- [Dataset excerpt]:
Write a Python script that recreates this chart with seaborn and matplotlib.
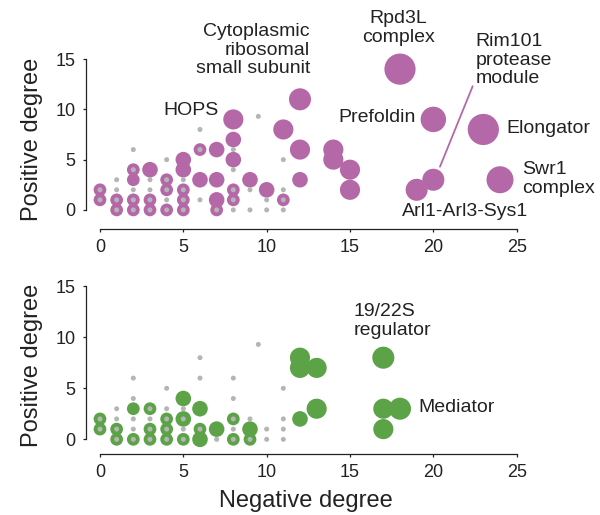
import matplotlib
matplotlib.use("Agg")
import matplotlib.pyplot as plt
import seaborn as sns
import pandas as pd

# Background set of complexes (gray dots), shared by both panels
gray_neg = [0, 0, 1, 1, 1, 1, 2, 2, 2, 2, 2, 3, 3, 3, 3, 4, 4, 4, 4, 4, 5, 5, 5, 5,
            6, 6, 6, 7, 8, 8, 8, 8, 8, 9, 9, 9.5, 10, 10, 11, 11, 11, 11]
gray_pos = [2, 1, 3, 2, 1, 0, 6, 4, 2, 1, 0, 3, 2, 1, 0, 5, 3, 2, 1, 0, 3, 2, 1, 0,
            8, 6, 1, 0, 6, 4, 2, 1, 0, 2, 0, 9.3, 1, 0, 5, 2, 1, 0]

# Upper panel: complexes (negative degree, positive degree, number of genes)
top_neg = [0, 0, 1, 1, 2, 2, 2, 2, 3, 3, 3, 4, 4, 4, 5, 5, 5, 5, 5, 6, 6, 7, 7, 7, 7,
           8, 8, 8, 8, 8, 9, 10, 11, 11, 12, 12, 12, 14, 14, 15, 15, 18, 20, 19, 20, 23, 24]
top_pos = [2, 1, 1, 0, 4, 3, 1, 0, 4, 1, 0, 3, 2, 0, 5, 4, 2, 1, 0, 6, 3, 6, 3, 1, 0,
           9, 7, 5, 2, 1, 3, 2, 1, 8, 11, 6, 3, 6, 5, 4, 2, 14, 9, 2, 3, 8, 3]
top_genes = [2, 2, 2, 2, 2, 2, 2, 2, 3, 2, 2, 2, 2, 2, 3, 3, 2, 2, 2, 2, 3, 3, 3, 3, 2,
             5, 3, 3, 2, 2, 3, 3, 2, 5, 6, 5, 3, 5, 5, 5, 5, 12, 8, 6, 6, 12, 9]

# Lower panel
bot_neg = [0, 0, 1, 1, 2, 2, 3, 3, 3, 4, 4, 4, 5, 5, 5, 6, 6, 6, 7, 8, 8, 9, 9,
           12, 12, 13, 13, 12, 17, 17, 18, 17]
bot_pos = [2, 1, 1, 0, 3, 0, 3, 1, 0, 2, 1, 0, 4, 2, 0, 3, 1, 0, 1, 2, 0, 1, 0,
           8, 7, 7, 3, 2, 8, 3, 3, 1]
bot_genes = [2, 2, 2, 2, 2, 2, 2, 2, 2, 2, 2, 2, 3, 3, 2, 3, 2, 3, 3, 2, 2, 3, 2,
             5, 5, 5, 5, 3, 6, 5, 6, 5]

x_ticks = [0, 5, 10, 15, 20, 25]
y_ticks = [0, 5, 10, 15]

PINK = "#B468A8"
GREEN = "#5BA346"
GRAY = "#B5B5B5"
INK = "#222222"

sns.set_style("ticks")
plt.rcParams["font.family"] = ["Liberation Sans", "DejaVu Sans"]
plt.rcParams["axes.edgecolor"] = INK
plt.rcParams["xtick.color"] = INK
plt.rcParams["ytick.color"] = INK

fig = plt.figure(figsize=(6, 5.15), dpi=100)
ax1 = fig.add_axes([0.1433, 0.5553, 0.7317, 0.3495])
ax2 = fig.add_axes([0.1433, 0.1184, 0.7317, 0.3456])

gray_df = pd.DataFrame({"neg": gray_neg, "pos": gray_pos})
top_df = pd.DataFrame({"neg": top_neg, "pos": top_pos, "genes": top_genes})
bot_df = pd.DataFrame({"neg": bot_neg, "pos": bot_pos, "genes": bot_genes})


def draw_panel(ax, df, color, ylim):
    sns.scatterplot(data=df, x="neg", y="pos", size="genes", sizes=(0, 504),
                    size_norm=(0, 12), color=color, edgecolor="none", alpha=1,
                    legend=False, ax=ax, zorder=2)
    sns.scatterplot(data=gray_df, x="neg", y="pos", s=13, color=GRAY,
                    edgecolor="none", legend=False, ax=ax, zorder=3)
    ax.set_xlim(-0.84, 25.5)
    ax.set_ylim(*ylim)
    ax.set_xticks(x_ticks)
    ax.set_yticks(y_ticks)
    sns.despine(ax=ax)
    ax.spines["left"].set_bounds(0, 15)
    ax.spines["bottom"].set_bounds(0, 25)
    for s in ("left", "bottom"):
        ax.spines[s].set_linewidth(0.9)
    ax.tick_params(labelsize=13, length=2.5, width=0.9, pad=5)
    ax.set_ylabel("Positive degree", fontsize=17, labelpad=9, color=INK)
    ax.set_xlabel("")
    ax.patch.set_alpha(0)


draw_panel(ax1, top_df, PINK, (-1.9, 16))
draw_panel(ax2, bot_df, GREEN, (-1.44, 16))
ax2.set_xlabel("Negative degree", fontsize=17, labelpad=6, color=INK)

fs = 14
ls = 1.13
# Upper panel annotations
ax1.text(7.1, 9.9, "HOPS", fontsize=fs, ha="right", va="center", color=INK)
ax1.text(12.6, 15.9, "Cytoplasmic\nribosomal\nsmall subunit", fontsize=fs,
         ha="right", va="center", multialignment="right", color=INK,
         linespacing=ls)
ax1.text(17.9, 18.1, "Rpd3L\ncomplex", fontsize=fs, ha="center", va="center",
         multialignment="center", color=INK, linespacing=ls)
ax1.text(22.55, 14.9, "Rim101\nprotease\nmodule", fontsize=fs, ha="left",
         va="center", multialignment="left", color=INK, linespacing=ls)
ax1.plot([20.4, 22.36], [4.3, 12.3], color=PINK, lw=1.3, zorder=1, clip_on=False)
ax1.text(18.94, 9.2, "Prefoldin", fontsize=fs, ha="right", va="center", color=INK)
ax1.text(24.4, 8.1, "Elongator", fontsize=fs, ha="left", va="center", color=INK)
ax1.text(25.3, 3.1, "Swr1\ncomplex", fontsize=fs, ha="left", va="center",
         multialignment="left", color=INK, linespacing=ls)
ax1.text(21.9, -0.2, "Arl1-Arl3-Sys1", fontsize=fs, ha="center", va="center",
         color=INK)

# Lower panel annotations
ax2.text(15.2, 11.6, "19/22S\nregulator", fontsize=fs, ha="left", va="center",
         multialignment="left", color=INK, linespacing=ls)
ax2.text(19.1, 3.1, "Mediator", fontsize=fs, ha="left", va="center", color=INK)

fig.savefig("out.png", dpi=100)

- [Work to be completed]:
Repeat the material above in full and unchanged, minus its images.

- [Full solution]:
Write a Python script that recreates this chart with seaborn and matplotlib.
import matplotlib
matplotlib.use("Agg")
import matplotlib.pyplot as plt
import seaborn as sns
import pandas as pd

# Background set of complexes (gray dots), shared by both panels
gray_neg = [0, 0, 1, 1, 1, 1, 2, 2, 2, 2, 2, 3, 3, 3, 3, 4, 4, 4, 4, 4, 5, 5, 5, 5,
            6, 6, 6, 7, 8, 8, 8, 8, 8, 9, 9, 9.5, 10, 10, 11, 11, 11, 11]
gray_pos = [2, 1, 3, 2, 1, 0, 6, 4, 2, 1, 0, 3, 2, 1, 0, 5, 3, 2, 1, 0, 3, 2, 1, 0,
            8, 6, 1, 0, 6, 4, 2, 1, 0, 2, 0, 9.3, 1, 0, 5, 2, 1, 0]

# Upper panel: complexes (negative degree, positive degree, number of genes)
top_neg = [0, 0, 1, 1, 2, 2, 2, 2, 3, 3, 3, 4, 4, 4, 5, 5, 5, 5, 5, 6, 6, 7, 7, 7, 7,
           8, 8, 8, 8, 8, 9, 10, 11, 11, 12, 12, 12, 14, 14, 15, 15, 18, 20, 19, 20, 23, 24]
top_pos = [2, 1, 1, 0, 4, 3, 1, 0, 4, 1, 0, 3, 2, 0, 5, 4, 2, 1, 0, 6, 3, 6, 3, 1, 0,
           9, 7, 5, 2, 1, 3, 2, 1, 8, 11, 6, 3, 6, 5, 4, 2, 14, 9, 2, 3, 8, 3]
top_genes = [2, 2, 2, 2, 2, 2, 2, 2, 3, 2, 2, 2, 2, 2, 3, 3, 2, 2, 2, 2, 3, 3, 3, 3, 2,
             5, 3, 3, 2, 2, 3, 3, 2, 5, 6, 5, 3, 5, 5, 5, 5, 12, 8, 6, 6, 12, 9]

# Lower panel
bot_neg = [0, 0, 1, 1, 2, 2, 3, 3, 3, 4, 4, 4, 5, 5, 5, 6, 6, 6, 7, 8, 8, 9, 9,
           12, 12, 13, 13, 12, 17, 17, 18, 17]
bot_pos = [2, 1, 1, 0, 3, 0, 3, 1, 0, 2, 1, 0, 4, 2, 0, 3, 1, 0, 1, 2, 0, 1, 0,
           8, 7, 7, 3, 2, 8, 3, 3, 1]
bot_genes = [2, 2, 2, 2, 2, 2, 2, 2, 2, 2, 2, 2, 3, 3, 2, 3, 2, 3, 3, 2, 2, 3, 2,
             5, 5, 5, 5, 3, 6, 5, 6, 5]

x_ticks = [0, 5, 10, 15, 20, 25]
y_ticks = [0, 5, 10, 15]

PINK = "#B468A8"
GREEN = "#5BA346"
GRAY = "#B5B5B5"
INK = "#222222"

sns.set_style("ticks")
plt.rcParams["font.family"] = ["Liberation Sans", "DejaVu Sans"]
plt.rcParams["axes.edgecolor"] = INK
plt.rcParams["xtick.color"] = INK
plt.rcParams["ytick.color"] = INK

fig = plt.figure(figsize=(6, 5.15), dpi=100)
ax1 = fig.add_axes([0.1433, 0.5553, 0.7317, 0.3495])
ax2 = fig.add_axes([0.1433, 0.1184, 0.7317, 0.3456])

gray_df = pd.DataFrame({"neg": gray_neg, "pos": gray_pos})
top_df = pd.DataFrame({"neg": top_neg, "pos": top_pos, "genes": top_genes})
bot_df = pd.DataFrame({"neg": bot_neg, "pos": bot_pos, "genes": bot_genes})


def draw_panel(ax, df, color, ylim):
    sns.scatterplot(data=df, x="neg", y="pos", size="genes", sizes=(0, 504),
                    size_norm=(0, 12), color=color, edgecolor="none", alpha=1,
                    legend=False, ax=ax, zorder=2)
    sns.scatterplot(data=gray_df, x="neg", y="pos", s=13, color=GRAY,
                    edgecolor="none", legend=False, ax=ax, zorder=3)
    ax.set_xlim(-0.84, 25.5)
    ax.set_ylim(*ylim)
    ax.set_xticks(x_ticks)
    ax.set_yticks(y_ticks)
    sns.despine(ax=ax)
    ax.spines["left"].set_bounds(0, 15)
    ax.spines["bottom"].set_bounds(0, 25)
    for s in ("left", "bottom"):
        ax.spines[s].set_linewidth(0.9)
    ax.tick_params(labelsize=13, length=2.5, width=0.9, pad=5)
    ax.set_ylabel("Positive degree", fontsize=17, labelpad=9, color=INK)
    ax.set_xlabel("")
    ax.patch.set_alpha(0)


draw_panel(ax1, top_df, PINK, (-1.9, 16))
draw_panel(ax2, bot_df, GREEN, (-1.44, 16))
ax2.set_xlabel("Negative degree", fontsize=17, labelpad=6, color=INK)

fs = 14
ls = 1.13
# Upper panel annotations
ax1.text(7.1, 9.9, "HOPS", fontsize=fs, ha="right", va="center", color=INK)
ax1.text(12.6, 15.9, "Cytoplasmic\nribosomal\nsmall subunit", fontsize=fs,
         ha="right", va="center", multialignment="right", color=INK,
         linespacing=ls)
ax1.text(17.9, 18.1, "Rpd3L\ncomplex", fontsize=fs, ha="center", va="center",
         multialignment="center", color=INK, linespacing=ls)
ax1.text(22.55, 14.9, "Rim101\nprotease\nmodule", fontsize=fs, ha="left",
         va="center", multialignment="left", color=INK, linespacing=ls)
ax1.plot([20.4, 22.36], [4.3, 12.3], color=PINK, lw=1.3, zorder=1, clip_on=False)
ax1.text(18.94, 9.2, "Prefoldin", fontsize=fs, ha="right", va="center", color=INK)
ax1.text(24.4, 8.1, "Elongator", fontsize=fs, ha="left", va="center", color=INK)
ax1.text(25.3, 3.1, "Swr1\ncomplex", fontsize=fs, ha="left", va="center",
         multialignment="left", color=INK, linespacing=ls)
ax1.text(21.9, -0.2, "Arl1-Arl3-Sys1", fontsize=fs, ha="center", va="center",
         color=INK)

# Lower panel annotations
ax2.text(15.2, 11.6, "19/22S\nregulator", fontsize=fs, ha="left", va="center",
         multialignment="left", color=INK, linespacing=ls)
ax2.text(19.1, 3.1, "Mediator", fontsize=fs, ha="left", va="center", color=INK)

fig.savefig("out.png", dpi=100)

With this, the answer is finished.